Dans « Meurtrières », les premières images - la nuit, une route, une jeune fille au tee-shirt ensanglanté qui zigzague, une amie hagarde qui la suit un couteau à la main – plongent immédiatement le spectateur dans un état de tension. Comme celui qui accompagnait la course éperdue de Cloris Leachman dans « Kiss Me Deadly » de Robert Aldrich.

Grandperret, a été bien inspiré de délaisser ses projets télévisuels et notamment sa série sur les services secrets avec Stephane Freiss sur Canal +, pour saisir à bras-le-corps ce scénario (inspiré d’un fait divers des années mil neuf cent septante) de son maître Maurice Pialat et lui donner une forme radicale, sauvage et en même temps édifiante.

Deux jeunes femmes fragiles et solitaires se rencontrent quelque part sur les routes françaises, entre la Rochelle et l’Ile de Ré.
A la frange de la marginalité, ces héroïnes dont le destin, comme celui de leurs doubles
cinématographiques de « La vie rêvée des anges » oscille entre désir vague d’insertion sociale et
pulsions libertaires, sont des emblèmes d’une jeunesse en manque de repères et de structures.

Elle sont aussi un peu les clones de la Sandrine Bonnaire de « Sans toit ni loi ». Des clones qui ne se contentent pas de sombrement dériver mais qui captent, comme la terre le fait des rayons nocifs du soleil,
le tragique furieux de notre époque.

Nina est orpheline, elle est encore porteuse d’ une certaine innocence lorsqu’elle rencontre Lizzy la suicidaire-délurée. Happées par la mécanique implacable de mauvaises rencontres, un peu comme
Charlize Theron dans « Monster » elles vont s’en prendre à un chauffeur de taxi trop entreprenant
qui paiera pour tous ceux qui les ont humiliées.

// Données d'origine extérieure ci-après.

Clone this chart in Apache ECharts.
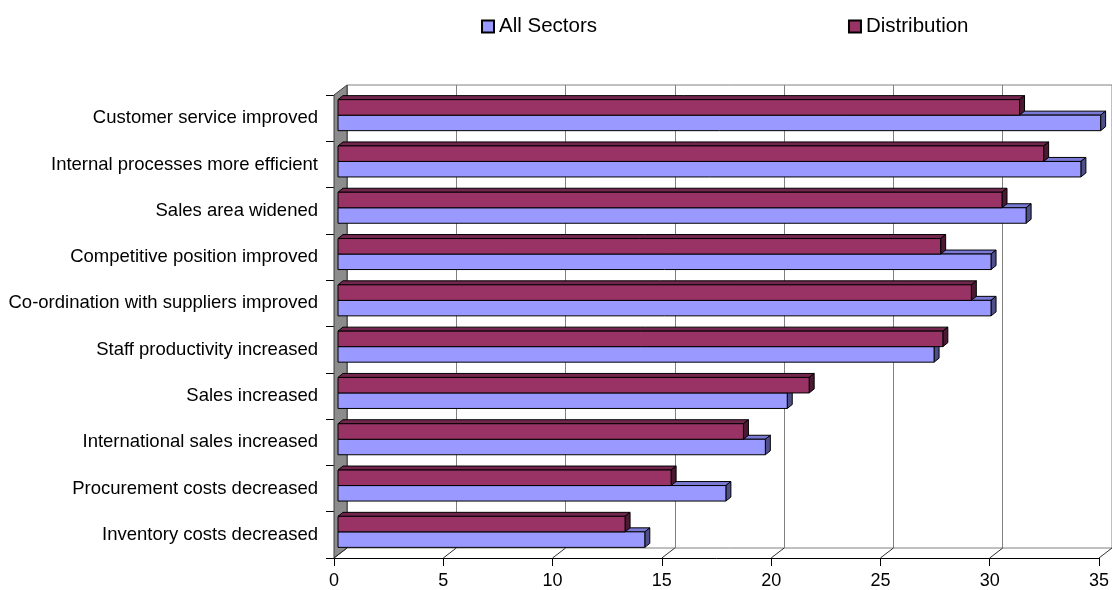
<!DOCTYPE html>
<html>
<head>
<meta charset="utf-8">
<title>E-business effects</title>
<script src="https://cdn.jsdelivr.net/npm/echarts@6/dist/echarts.min.js"></script>
<style>
  html, body { margin: 0; padding: 0; background: #fff; }
  #chart { width: 1112px; height: 590px; }
</style>
</head>
<body>
<div id="chart"></div>
<script>
// ---------------------------------------------------------------------------
// Data (top to bottom as in the picture)
// ---------------------------------------------------------------------------
const categories = [
  "Customer service improved",
  "Internal processes more efficient",
  "Sales area widened",
  "Competitive position improved",
  "Co-ordination with suppliers improved",
  "Staff productivity increased",
  "Sales increased",
  "International sales increased",
  "Procurement costs decreased",
  "Inventory costs decreased"
];
const allSectors   = [34.8, 33.9, 31.4, 29.8, 29.8, 27.2, 20.5, 19.5, 17.7, 14.0];
const distribution = [31.1, 32.2, 30.3, 27.5, 28.9, 27.6, 21.5, 18.5, 15.2, 13.1];
const xTicks = [0, 5, 10, 15, 20, 25, 30, 35];

const FONT = "Liberation Sans, Arial, sans-serif";
const DEPTH = [13, -10];   // front -> back wall offset
const BAR_DEPTH = [5, -4]; // bar prism depth

const chart = echarts.init(document.getElementById("chart"), null, { renderer: "canvas" });

// ---------------------------------------------------------------------------
// 3D-looking bar: front rect + top face + right face
// ---------------------------------------------------------------------------
function prismBar(upper, front, top, side) {
  return function (params, api) {
    const cat = api.value(1);
    const val = api.value(0);
    const start = api.coord([0, cat]);
    const end = api.coord([val, cat]);
    const h = api.size([0, 1])[1] * 0.335;
    const x0 = start[0], x1 = end[0];
    const y0 = upper ? start[1] - h : start[1];
    const y1 = y0 + h;
    const dx = BAR_DEPTH[0], dy = BAR_DEPTH[1];
    const edge = { stroke: "#000", lineWidth: 1 };
    return {
      type: "group",
      children: [
        { type: "polygon", shape: { points: [[x0, y0], [x0 + dx, y0 + dy], [x1 + dx, y0 + dy], [x1, y0]] },
          style: Object.assign({ fill: top }, edge) },
        { type: "polygon", shape: { points: [[x1, y0], [x1 + dx, y0 + dy], [x1 + dx, y1 + dy], [x1, y1]] },
          style: Object.assign({ fill: side }, edge) },
        { type: "rect", shape: { x: x0, y: y0, width: x1 - x0, height: h },
          style: Object.assign({ fill: front }, edge) }
      ]
    };
  };
}

// Left wall + floor diagonals, placed from the front axes
function frameRender(params, api) {
  const v = api.value(0);
  const band = api.size([0, 1])[1];
  const bottom = api.coord([v, categories.length - 1])[1] + band / 2;
  const x = api.coord([v, 0])[0];
  const children = [];
  if (v === 0) {
    const topY = api.coord([0, 0])[1] - band / 2;
    children.push({
      type: "polygon",
      shape: { points: [[x, topY], [x + DEPTH[0], topY + DEPTH[1]], [x + DEPTH[0], bottom + DEPTH[1]], [x, bottom]] },
      style: { fill: "#8c8c8c", stroke: "#404040", lineWidth: 1 }
    });
  }
  children.push({
    type: "line",
    shape: { x1: x, y1: bottom, x2: x + DEPTH[0], y2: bottom + DEPTH[1] },
    style: { stroke: "#303030", lineWidth: 1 }
  });
  return { type: "group", children: children };
}

const option = {
  backgroundColor: "#fff",
  animation: false,
  textStyle: { fontFamily: FONT },
  legend: {
    data: ["All Sectors", "Distribution"],
    left: 476,
    top: 11,
    itemGap: 251,
    itemWidth: 12,
    itemHeight: 12,
    icon: "rect",
    textStyle: { fontSize: 20.5, color: "#000", fontFamily: FONT }
  },
  grid: [
    { left: 334, top: 95, width: 767, height: 463 },                       // front
    { left: 347, top: 85, width: 767, height: 463, show: true,
      borderColor: "#808080", borderWidth: 1, backgroundColor: "transparent" }, // back wall
    { left: 338, top: 92, width: 767, height: 463 }                        // bars
  ],
  xAxis: [
    {
      gridIndex: 0, type: "value", min: 0, max: 35, interval: 5,
      axisLine: { show: true, lineStyle: { color: "#000" } },
      axisTick: { show: true, length: 8, lineStyle: { color: "#000" } },
      axisLabel: { fontSize: 18, color: "#000", margin: 14, fontFamily: FONT },
      splitLine: { show: false }
    },
    {
      gridIndex: 1, type: "value", min: 0, max: 35, interval: 5,
      axisLine: { show: false }, axisTick: { show: false }, axisLabel: { show: false },
      splitLine: { show: true, lineStyle: { color: "#808080", width: 1 } }
    },
    {
      gridIndex: 2, type: "value", min: 0, max: 35, interval: 5, show: false
    }
  ],
  yAxis: [
    {
      gridIndex: 0, type: "category", data: categories, inverse: true,
      axisLine: { show: true, lineStyle: { color: "#000" } },
      axisTick: { show: true, length: 8, lineStyle: { color: "#000" } },
      axisLabel: { fontSize: 18.5, color: "#000", margin: 16, fontFamily: FONT }
    },
    { gridIndex: 1, type: "category", data: categories, inverse: true, show: false },
    { gridIndex: 2, type: "category", data: categories, inverse: true, show: false }
  ],
  series: [
    {
      name: "frame", type: "custom", xAxisIndex: 0, yAxisIndex: 0,
      data: xTicks.map((v) => [v, 0]),
      renderItem: frameRender, silent: true, z: 1
    },
    {
      name: "All Sectors", type: "custom", xAxisIndex: 2, yAxisIndex: 2,
      data: allSectors.map((v, i) => [v, i]),
      encode: { x: 0, y: 1 },
      itemStyle: { color: "#9999FF", borderColor: "#000", borderWidth: 1 },
      renderItem: prismBar(false, "#9999FF", "#7a7ad6", "#4f4f8a"), z: 3
    },
    {
      name: "Distribution", type: "custom", xAxisIndex: 2, yAxisIndex: 2,
      data: distribution.map((v, i) => [v, i]),
      encode: { x: 0, y: 1 },
      itemStyle: { color: "#993366", borderColor: "#000", borderWidth: 1 },
      renderItem: prismBar(true, "#993366", "#73264d", "#4c1933"), z: 4
    }
  ]
};

chart.setOption(option);
window.addEventListener("resize", () => chart.resize());
</script>
</body>
</html>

Film à l’atmosphère étouffante, porté par deux actrices magnifiques - le mutisme de l’une est un puissant écho à la rage de l’autre - "Meurtrières" cerne, avec une justesse sans pathos, les malaises d’une société capable de faire jaillir d’un stock de blessures accumulées le geste de trop. Celui qui porté par une violence extravertie va détruire la vie d’autrui et ruiner les existences de celles qui en sont l’auteur.

Seul bémol à notre intérêt : une charge caricaturalement démonstrative des pouvoirs de l’argent et du sexe qui parfois frôle le réquisitoire de trop ou l’admonestation teigneuse.

Il est vrai que nous sommes dans une matrice Pialat et que le juste milieu n’était pas pour lui une valeur à prendre en compte. (m.c.a)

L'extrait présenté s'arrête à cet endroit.